Because work is very, very bad. I got back from a week's leave to an atmosphere you could cut with a knife. And given that I am more or less used to working in a toxic environment (actually... kinda literally too) it takes something extra 'special' to notice a deterioration. By lunchtime I was shaking. I had already had to cancel my dress rehearsal of my choir performance - thus foregoing the performance which I've worked on for many weeks and was looking forward to and the half day's leave I'd planned so that when my mother came to see me, I could take her out to lunch and not get stuck in the office. I was - rather feebly - close to tears with the disappointment in any case. But I pushed the issue to find out what was happening.
It transpires that my head of section thinks that I am no good and that my boss is carrying me. I do not have a high opinion of myself and I KNOW that's not true. But unfortunately he gets an idea in his head and it's hard to shift - logic alone will not prevail. And of course Queen Dementor is there, thrilling at the misery and drama of it all, ready to stir and stick the knife in. So, although my boss is supportive, the next two levels have got it in for me. I know that sounds paranoid but I work in a huge blame culture and I've seen it happen before with people being forced out through bullying and ill treatment. I just never thought it would happen to me.

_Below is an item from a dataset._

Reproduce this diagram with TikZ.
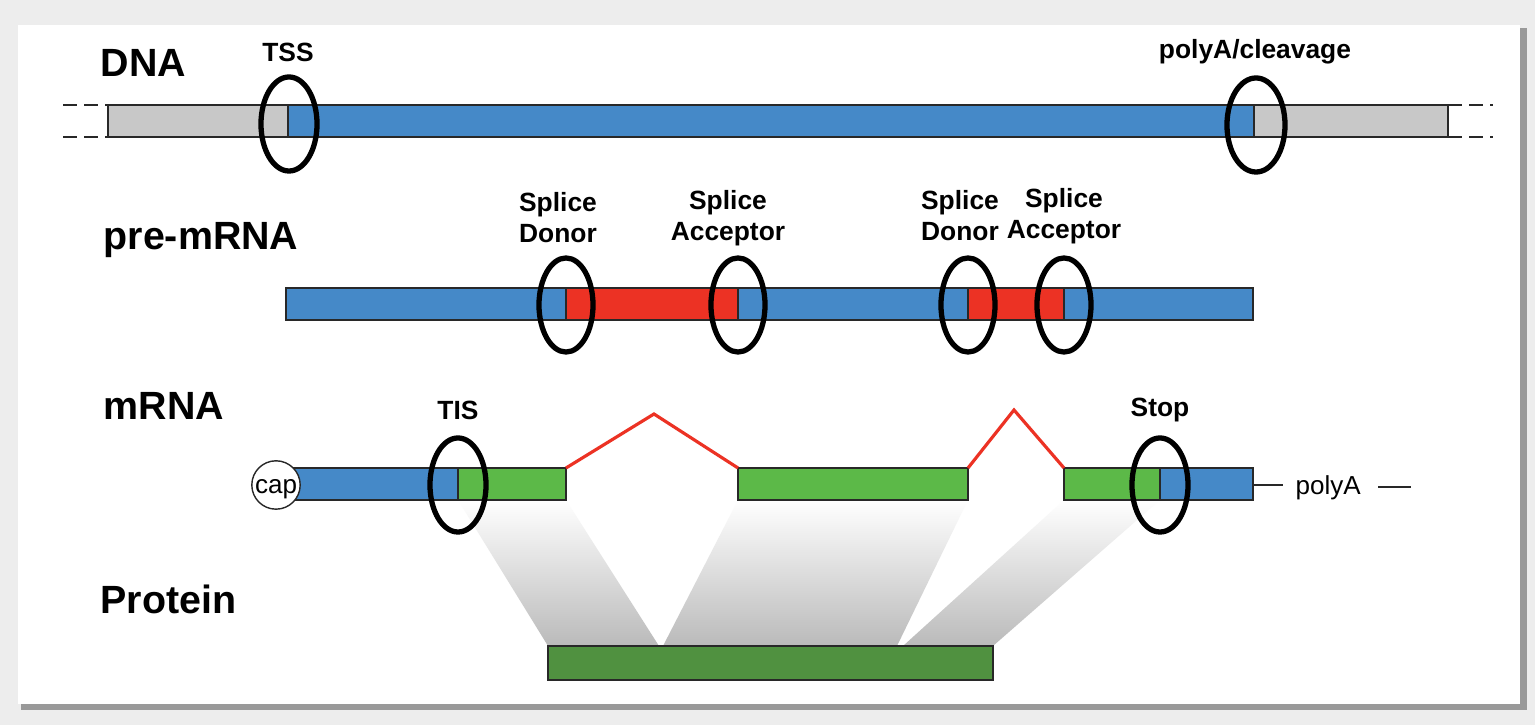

So, although I love the subjects which I deal with, I'm going to have to find something less interesting and less personally appealling in order to escape the toxicity and bullying. It's not a good time to look - summer is notoriously quiet even without the Olympics and the economy is not as rosy as our politicians would have us believe. And I have built up enough leave for the wedding and honeymoon too which will be a problem.
Another silver lining is that I can't eat. This has only happened to me once before. I feel hungry but I just. Can't. Eat. If I were more like a normal girl, this would surely involve impressive weight loss But....
More on hiking in the monsoons some other time when I'm feeling less bruised and wretched.